3 trucos para asumir el monólogo interior

Frente al monólogo interior, hay tres recursos que pueden ser de utilidad: la meditación, practicar un deporte y crear una voz. Manuel Gómez Vega se detiene en cada uno.

En la columna antepasada hablaba del monólogo interior que algunos sostenemos y me sorprendió cómo algunos y algunas me escribieron para contarme que también lo tenían y que consideraban las voces que oyen como irreales. Reales o no, ahí están y el monólogo, imparable.

¿Qué hacer con esas voces, con ese monólogo interior? Uno puede intentar controlarlo, pero es cuestión de segundos para darse cuenta de que no es muy plausible. Hace poco oía en Waking Up, la aplicación del filósofo Sam Harris, una comparación que me gustó bastante: los pensamientos son como sonidos: aparecen de la nada y vuelven a disiparse en la nada y, por más que intentemos, no podemos anticipar de donde vienen ni cuánto tiempo estarán con uno.

Lo primero es prestar atención, ya de por sí difícil en determinadas situaciones. De hecho, este es el principio de “despertar”: tan solo prestar atención a esas voces. Es posible que alguna –si uno oye varias– recrimine que uno esté una vez más produciendo esas voces negativas, pero eso es parte del juego, un truco más: una voz que recrimina porque uno produce y oye una voz que recrimina. ¿Es uno el que produce esa voz o esas voces? ¿Tiene uno responsabilidad sobre ellas? No lo sé... Y no importa tampoco… Ahí están, como inquilinos indeseables.

Frente al monólogo interior, a mí me han servido tres prácticas, quizás en orden de dificultad: meditar, hacer ejercicio y “crear” la voz en tercera persona. Ahora, no todos los días medito, hago ejercicio ni estoy consciente de crear esa voz en tercera persona.

Respecto a la meditación, hay tres ideas frecuentes: que implica estar sentado en una posición cómoda y con ojos cerrados, que uno debe buscar dejar la mente en blanco y que sirve para aquietar la mente. Frente a lo primero, en principio uno puede intentar hacerlo en la posición que desee y con los ojos abiertos, a sabiendas de que hacerlo en determinados momentos y lugares hace que uno esté expuesto a más estímulos visuales y auditivos, lo que puede no ayudar a oír los estímulos interiores. Frente a lo segundo: bien puede ser porque no llevo mucho haciéndolo, pero no recuerdo haber dejado la mente en blanco ni lo hago con esa intención. Esto tiene que ver con la tercera creencia: meditar, para mí, es una suerte de llamado de lista, una manera de saber cómo estoy en determinado momento y cuál voz está hablando más fuerte. De alguna manera, es saber con quién estoy hoy. Lo que he notado es que, con frecuencia, solo saber qué tan inquieta está mi mente es suficiente para aquietarla. Por lo general, medito entre diez y veinte minutos y eso marca una diferencia en mi día.
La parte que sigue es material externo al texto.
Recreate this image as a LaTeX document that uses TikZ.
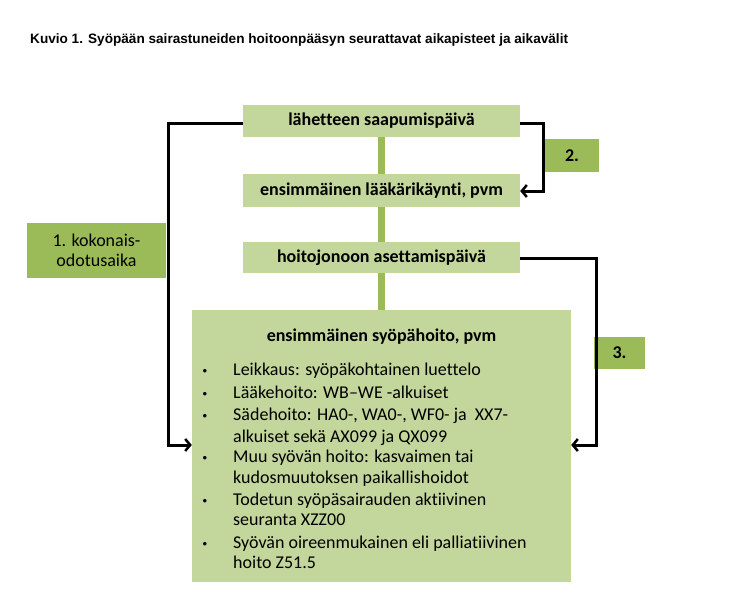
\documentclass[tikz,border=0pt]{standalone}
\usepackage{fontspec}
\setmainfont{Carlito}[Ligatures=NoCommon]
\newfontfamily\arialfont{Liberation Sans}
\usetikzlibrary{arrows.meta}
\definecolor{lightgreen}{RGB}{195,214,155}
\definecolor{midgreen}{RGB}{155,187,89}
\tikzset{
  x=1pt,y=-1pt,
  stepbox/.style={fill=lightgreen,draw=none,minimum width=277pt,inner sep=0pt,font=\fontsize{18}{22}\selectfont\bfseries},
  labelbox/.style={fill=midgreen,draw=none,inner sep=0pt},
  greenlink/.style={draw=midgreen,line width=7pt},
  conn/.style={draw=black,line width=3pt},
  connarrow/.style={conn,-{Straight Barb[length=5pt,width=12pt,line width=2.5pt]}},
  itemtext/.style={anchor=base west,inner sep=0pt,font=\fontsize{18}{22}\selectfont},
  bullet/.style={anchor=base,inner sep=0pt,font=\arialfont\fontsize{13}{22}\selectfont},
}
\begin{document}
\begin{tikzpicture}
\useasboundingbox (0,0) rectangle (744,608);
\fill[white] (0,0) rectangle (744,608);
% title
\node[anchor=base west,inner sep=0pt,font=\arialfont\fontsize{13.6}{16}\selectfont\bfseries] (title) at (30,43) {Kuvio 1. Syöpään sairastuneiden hoitoonpääsyn seurattavat aikapisteet ja aikavälit};
% boxes
\node[stepbox,minimum height=32pt] (b1) at (381.5,121) {lähetteen saapumispäivä};
\node[stepbox,minimum height=33pt] (b2) at (381.5,190.5) {ensimmäinen lääkärikäynti, pvm};
\node[stepbox,minimum height=31pt] (b3) at (381.5,257.5) {hoitojonoon asettamispäivä};
\node[fill=lightgreen,draw=none,minimum width=379pt,minimum height=272pt,inner sep=0pt] (big) at (381.5,446) {};
% green links
\draw[greenlink] (b1.south) -- (b2.north);
\draw[greenlink] (b2.south) -- (b3.north);
\draw[greenlink] (b3.south) -- (big.north);
% label boxes
\node[labelbox,minimum width=139pt,minimum height=55pt,align=center,font=\fontsize{18}{19.5}\selectfont] (l1) at (96.5,250.5) {1. kokonais-\\odotusaika};
\node[labelbox,minimum width=54pt,minimum height=33pt,font=\fontsize{18}{22}\selectfont\bfseries] (l2) at (572,155.5) {2.};
\node[labelbox,minimum width=51pt,minimum height=32pt,font=\fontsize{18}{22}\selectfont\bfseries] (l3) at (619.5,353) {3.};
% connectors
\coordinate (c1a) at (168,123);
\coordinate (c1b) at (168,445);
\coordinate (c2a) at (543,123);
\coordinate (c2b) at (543,191);
\coordinate (c3a) at (596,258);
\coordinate (c3b) at (596,445);
\draw[connarrow] (b1.west |- c1a) -- (c1a) -- (c1b) -- (big.west |- c1b);
\draw[connarrow] (b1.east |- c2a) -- (c2a) -- (c2b) -- (b2.east |- c2b);
\draw[connarrow] (b3.east |- c3a) -- (c3a) -- (c3b) -- (big.east |- c3b);
% big box content
\node[anchor=base,inner sep=0pt,font=\fontsize{18}{22}\selectfont\bfseries] (bt) at (381.5,341) {ensimmäinen syöpähoito, pvm};
\node[bullet] (k1) at (205,375) {•};
\node[itemtext] (t1) at (233,375) {Leikkaus: syöpäkohtainen luettelo};
\node[bullet] (k2) at (205,398) {•};
\node[itemtext] (t2) at (233,398) {Lääkehoito: WB–WE -alkuiset};
\node[bullet] (k3) at (205,420) {•};
\node[itemtext] (t3) at (233,420) {Sädehoito: HA0-, WA0-, WF0- ja\ \ XX7-};
\node[itemtext] (t3b) at (233,442) {alkuiset sekä AX099 ja QX099};
\node[bullet] (k4) at (205,462) {•};
\node[itemtext] (t4) at (233,462) {Muu syövän hoito: kasvaimen tai};
\node[itemtext] (t4b) at (233,483) {kudosmuutoksen paikallishoidot};
\node[bullet] (k5) at (205,505) {•};
\node[itemtext] (t5) at (233,505) {Todetun syöpäsairauden aktiivinen};
\node[itemtext] (t5b) at (233,525) {seuranta XZZ00};
\node[bullet] (k6) at (205,548) {•};
\node[itemtext] (t6) at (233,548) {Syövän oireenmukainen eli palliatiivinen};
\node[itemtext] (t6b) at (233,568) {hoito Z51.5};
\end{tikzpicture}
\end{document}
Hacer ejercicio puede ser más demandante. No hay mucho que pensar; es, finalmente, una cuestión de químicos. Si bien esto no disminuye necesariamente la presencia de voces, el chorro de endorfinas al menos las alegra. A las mías, al menos.

Finalmente está la “creación” de una voz. Esto puede sonar extraño, pues es fácil sentirse “ridículo” creando algo que no es “real”. Volvemos al punto de partida: ¿por qué pensar que una voz que creamos es menos real que las que oímos? Retomando Rain, el libro que mencionaba en una columna, su autora Tara Brach habla de un truco aún más específico: asumir esa voz como la de un futuro yo. Para que la voz tenga peso, hay que pensar cómo se ve, dónde vive, qué lleva puesto. Es posible que uno se sienta aún más ridículo si uno asume que esa voz habla con compasión. En el plano de estas voces, sin embargo, las que hablan duro y sin compasión son tan irreales o reales como esta.

Las tres prácticas son artilugios, si se quiere. Sin embargo, eso no debería detenernos para probar su efectividad. No se preocupe: si es por engaños o trucos, la mente siempre está más adelante que uno. Y de maneras mucho más sofisticadas.